At a recent seminar in Cambridge, Massachusetts, organised jointly by Canada’s International Development Research Centre (IDRC) and the University of Harvard, it became clear that two particular issues need to be high on the agenda in Geneva in December. One is the cost of Internet access; divide the high charge for long-distance telephone calls in many developing countries by the relatively low wages, and in real terms the cost of using the Internet can be hundreds, if not thousands, of times more for an individual in poor country than in a rich one. 

A common temptation is to blame this state of affairs on the policies of governments – particularly those who continue to regard income from the use of telephone lines (installed at public expense) as an important source of revenue that they are reluctant to lose. The solution often proposed by those pursuing this line of argument lies in privatisation, embodying the idea that only open competition will successfully drive down prices and make telephone calls more affordable.

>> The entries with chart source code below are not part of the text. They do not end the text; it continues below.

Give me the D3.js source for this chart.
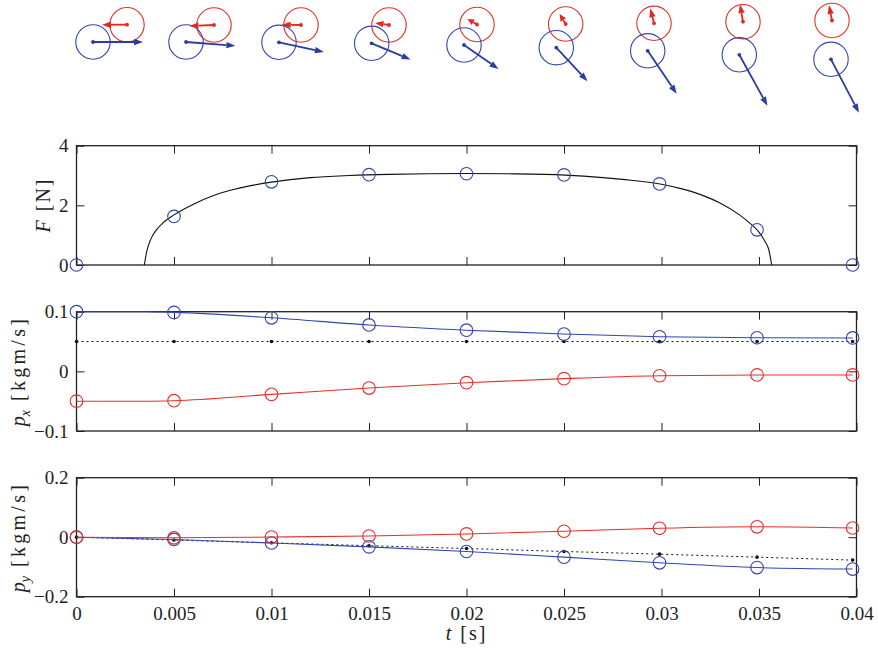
<!DOCTYPE html>
<html><head><meta charset="utf-8">
<script src="https://cdn.jsdelivr.net/npm/d3@7"></script>
<style>body{margin:0;background:#fff}</style>
</head><body><svg id="c" width="878" height="650"></svg>
<script>
// ---------- data ----------
const tTicks = [0, 0.005, 0.01, 0.015, 0.02, 0.025, 0.03, 0.035, 0.04];
const tSample = [0, 0.005, 0.01, 0.015, 0.02, 0.025, 0.0299, 0.0349, 0.0398];

// contact force curve
const forceT = [0.00348, 0.0036, 0.0038, 0.0041, 0.0045, 0.005, 0.006, 0.007, 0.008, 0.009, 0.010, 0.012, 0.014, 0.016, 0.018, 0.020, 0.022, 0.024, 0.026, 0.028, 0.030, 0.031, 0.032, 0.033, 0.034, 0.0345, 0.035, 0.0353, 0.0355, 0.03565];
const forceF = [0, 0.45, 0.85, 1.18, 1.45, 1.68, 2.04, 2.32, 2.52, 2.67, 2.78, 2.93, 3.0, 3.04, 3.06, 3.07, 3.06, 3.04, 2.98, 2.87, 2.71, 2.56, 2.36, 2.08, 1.68, 1.42, 1.1, 0.8, 0.52, 0];
const forceSample = [0, 1.63, 2.79, 3.03, 3.06, 3.02, 2.72, 1.18, 0];

// momenta at the sample times
const pxBlue = [0.1, 0.0988, 0.0898, 0.0778, 0.069, 0.0625, 0.058, 0.0563, 0.056];
const pxRed = [-0.05, -0.0492, -0.0386, -0.028, -0.019, -0.0122, -0.0074, -0.006, -0.006];
const pxTotal = [0.05, 0.05, 0.05, 0.05, 0.05, 0.05, 0.05, 0.05, 0.05];
const pyBlue = [0, -0.0076, -0.0195, -0.0325, -0.048, -0.067, -0.086, -0.102, -0.107];
const pyRed = [0, -0.002, 0.0005, 0.004, 0.011, 0.02, 0.03, 0.035, 0.031];
const pyTotal = [0, -0.0096, -0.019, -0.0285, -0.038, -0.048, -0.057, -0.067, -0.077];
const contactStart = 0.0035;

// ball positions for the snapshots (cm)
const blueX = [0, 9.3, 18.6, 27.87, 37.1, 46.33, 55.47, 64.63, 73.8];
const blueY = [0, 0, -0.03, -0.13, -0.3, -0.57, -0.88, -1.28, -1.73];
const redX = [3.4, 12.1, 20.8, 29.6, 38.4, 47.27, 56.1, 65.0, 73.9];
const redY = [1.73, 1.7, 1.7, 1.7, 1.75, 1.8, 1.87, 2.03, 2.15];
const ballRadius = 1.72;       // cm
const arrowScale = 50;         // cm per kg m/s

const yTicksF = [0, 2, 4];
const yTicksPx = [-0.1, 0, 0.1];
const yTicksPy = [-0.2, 0, 0.2];

// ---------- drawing ----------
const SERIF = '"Liberation Serif", Tinos, "Times New Roman", "Nimbus Roman", FreeSerif, "DejaVu Serif", serif';
const INK = "#222";
const BLUE = "#3346ad", BLUE_ARROW = "#2b3c9c", RED = "#e3302a", RED_ARROW = "#e02a20";
const svg = d3.select("#c");
const x = d3.scaleLinear().domain([0, 0.04]).range([76.5, 856.5]);
const fmt = d3.format("");

const panels = [
  {domain: [0, 4], range: [265, 145.7], ticks: yTicksF, labels: false},
  {domain: [-0.1, 0.1], range: [431, 311.7], ticks: yTicksPx, labels: false},
  {domain: [-0.2, 0.2], range: [596.7, 477.7], ticks: yTicksPy, labels: true}
];
panels.forEach(p => { p.y = d3.scaleLinear().domain(p.domain).range(p.range); });

function frame(p) {
  const g = svg.append("g");
  const [y0, y1] = p.range;
  g.append("g").attr("transform", `translate(0,${y0})`)
    .call(d3.axisBottom(x).tickValues(tTicks).tickSize(-8).tickSizeOuter(0).tickPadding(10)
      .tickFormat(p.labels ? fmt : ""));
  g.append("g").attr("transform", `translate(0,${y1})`)
    .call(d3.axisTop(x).tickValues(tTicks).tickSize(-8).tickSizeOuter(0).tickFormat(""));
  g.append("g").attr("transform", `translate(${x.range()[0]},0)`)
    .call(d3.axisLeft(p.y).tickValues(p.ticks).tickSize(-8).tickSizeOuter(0).tickPadding(8).tickFormat(fmt));
  g.append("g").attr("transform", `translate(${x.range()[1]},0)`)
    .call(d3.axisRight(p.y).tickValues(p.ticks).tickSize(-8).tickSizeOuter(0).tickFormat(""));
  g.selectAll(".domain").remove();
  g.selectAll("g").attr("font-family", SERIF).attr("font-size", 19);
  g.selectAll(".tick line").attr("stroke", INK).attr("stroke-width", 1);
  g.selectAll(".tick text").attr("fill", INK).attr("font-size", 19)
    .attr("font-family", SERIF).style("font-family", SERIF);
  g.append("rect").attr("x", x.range()[0]).attr("y", y1)
    .attr("width", x.range()[1] - x.range()[0]).attr("height", y0 - y1)
    .attr("fill", "none").attr("stroke", INK).attr("stroke-width", 1.3);
}
panels.forEach(frame);

function circles(p, vals, color) {
  svg.append("g").selectAll("circle").data(vals).join("circle")
    .attr("cx", (d, i) => x(tSample[i])).attr("cy", d => p.y(d)).attr("r", 6.3)
    .attr("fill", "none").attr("stroke", color).attr("stroke-width", 1.1);
}
function dotted(p, vals) {
  const line = d3.line().x((d, i) => x(tSample[i])).y(d => p.y(d));
  svg.append("path").attr("d", line(vals)).attr("fill", "none").attr("stroke", "#111")
    .attr("stroke-width", 1).attr("stroke-dasharray", "2,3");
  svg.append("g").selectAll("circle").data(vals).join("circle")
    .attr("cx", (d, i) => x(tSample[i])).attr("cy", d => p.y(d)).attr("r", 1.8).attr("fill", "#111");
}
function smooth(p, ts, vals, color) {
  const line = d3.line().curve(d3.curveMonotoneX).x((d, i) => x(ts[i])).y(d => p.y(d));
  svg.append("path").attr("d", line(vals)).attr("fill", "none").attr("stroke", color).attr("stroke-width", 1.1);
}

// F panel
smooth(panels[0], forceT, forceF, "#111");
circles(panels[0], forceSample, BLUE);

// px panel
const tPx = [0, contactStart].concat(tSample.slice(1));
dotted(panels[1], pxTotal);
smooth(panels[1], tPx, [pxBlue[0]].concat(pxBlue), BLUE);
circles(panels[1], pxBlue, BLUE);
smooth(panels[1], tPx, [pxRed[0]].concat(pxRed), RED);
circles(panels[1], pxRed, RED);

// py panel
dotted(panels[2], pyTotal);
smooth(panels[2], tSample, pyBlue, BLUE);
circles(panels[2], pyBlue, BLUE);
smooth(panels[2], tSample, pyRed, RED);
circles(panels[2], pyRed, RED);

// axis labels
function ylab(cx, cy, main, sub, unit, spacing) {
  const t = svg.append("text").attr("transform", `translate(${cx},${cy}) rotate(-90)`)
    .attr("text-anchor", "middle").attr("fill", INK)
    .attr("font-family", SERIF).style("font-family", SERIF).attr("font-size", 20);
  t.append("tspan").attr("font-style", "italic").text(main);
  if (sub) t.append("tspan").attr("font-style", "italic").attr("font-size", 14).attr("dy", 5).text(sub);
  t.append("tspan").attr("dx", 9).attr("dy", sub ? -5 : 0).attr("letter-spacing", spacing).text(unit);
}
ylab(50, 205, "F", null, "[N]", 2);
ylab(25, 371, "p", "x", "[kgm/s]", 3.3);
ylab(25, 537, "p", "y", "[kgm/s]", 3.3);
const xl = svg.append("text").attr("x", (x.range()[0] + x.range()[1]) / 2).attr("y", 640)
  .attr("text-anchor", "middle").attr("fill", INK)
  .attr("font-family", SERIF).style("font-family", SERIF).attr("font-size", 20);
xl.append("tspan").attr("font-style", "italic").text("t");
xl.append("tspan").attr("dx", 9).attr("letter-spacing", 2).text("[s]");

// snapshots of the two balls with momentum arrows
const tx = d3.scaleLinear().domain([0, 80]).range([93, 893]);
const ty = d3.scaleLinear().domain([0, 8]).range([42, -38]);
const rPx = tx(ballRadius) - tx(0);
const snap = svg.append("g");
function arrow(x0, y0, x1, y1, color) {
  const dx = x1 - x0, dy = y1 - y0, L = Math.hypot(dx, dy);
  const ux = dx / L, uy = dy / L, h = Math.min(9, L * 0.6), w = 3.2;
  const bx = x1 - ux * h, by = y1 - uy * h;
  snap.append("line").attr("x1", x0).attr("y1", y0).attr("x2", bx).attr("y2", by)
    .attr("stroke", color).attr("stroke-width", 1.8);
  snap.append("path").attr("d",
    `M${x1},${y1}L${bx - uy * w},${by + ux * w}L${bx + uy * w},${by - ux * w}Z`).attr("fill", color);
  snap.append("circle").attr("cx", x0).attr("cy", y0).attr("r", 1.9).attr("fill", color);
}
tSample.forEach((t, i) => {
  const rx = tx(redX[i]), ry = ty(redY[i]);
  const bx = tx(blueX[i]), by = ty(blueY[i]);
  snap.append("circle").attr("cx", rx).attr("cy", ry).attr("r", rPx)
    .attr("fill", "none").attr("stroke", RED).attr("stroke-width", 1.1);
  snap.append("circle").attr("cx", bx).attr("cy", by).attr("r", rPx)
    .attr("fill", "none").attr("stroke", BLUE).attr("stroke-width", 1.1);
  arrow(rx, ry, tx(redX[i] + pxRed[i] * arrowScale), ty(redY[i] + pyRed[i] * arrowScale), RED_ARROW);
  arrow(bx, by, tx(blueX[i] + pxBlue[i] * arrowScale), ty(blueY[i] + pyBlue[i] * arrowScale), BLUE_ARROW);
});
</script>
</body></html>
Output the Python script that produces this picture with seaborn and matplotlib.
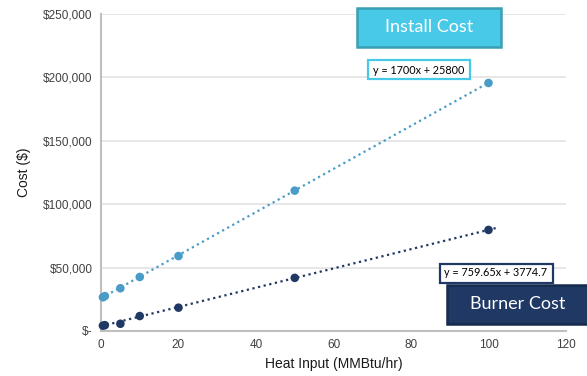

But this is not necessarily the case. In some countries in Africa – Rwanda is an example – enlightened government policies have been sufficient to bring prices down. In other countries, privatisation has had little impact, as those who control prices manage to continue to keep them high. Often there is merely a shift from public to private profitability, and in the process (as in South Africa) large sectors of the population continue to be excluded from any connection at all. The challenge for WSIS will be to lay a framework for regulatory structures that will simultaneously bring down prices while ensuring the widest possible service.

Technical and social challenges

A second challenge facing the international community is to devise new strategies for producing ICTs that are tailored to the specific needs and conditions of the poor in the developing world. Most personal computers, for example, are built to be used by individuals who are both literate and numerate. Such preconditions can be taken for granted in most developed nations. But they are far from the case in the rest of the world.

Those at the Cambridge seminar who called for a new approach to the design of ICTs to aid in the fight against poverty included Muhammad Yunus, founder and president of the Grameen Bank in Bangladesh. Yunus, whose organisation pioneered the financial mechanism of microfinance designed to meet the conditions that exist in rural villages, has a vision of how the same approach could be applied to information technologies.

One such device, he suggests, would be a 'digital genie', controlled and responding by voice (and in local dialect), that could answer questions ranging from “where can I sell my eggs today to get the best price” to “my daughter has a bad fever, where can I go to get suitable treatment”. Others suggest the need for new forms of software designed to interact much more efficiently with information on the Internet, and therefore able to make up for bad and/or expensive telephone connections.

The technological opportunities in this field are enormous. Indeed, one of the most significant results to come out of the WSIS would be an international commitment to significantly increase the effort dedicated to research on ICTs for the poor. With the proper support, this could well have the same appeal as recent calls for a shift of emphasis on medical research towards often-neglected tropical diseases. 

But it would be misguided to focus purely on new technical fixes; comparable social experimentation (and research) is needed at the same time to explore the most effective ways of linking ICTs to human ingenuity. For that, in the long run, is how the most effective applications will come about. Governments can provide the fertile ground that would allow that to happen. But it is only when the technologies and the skills to use them are placed in the hands of the individuals who stand to benefit directly that the real information revolution will come about.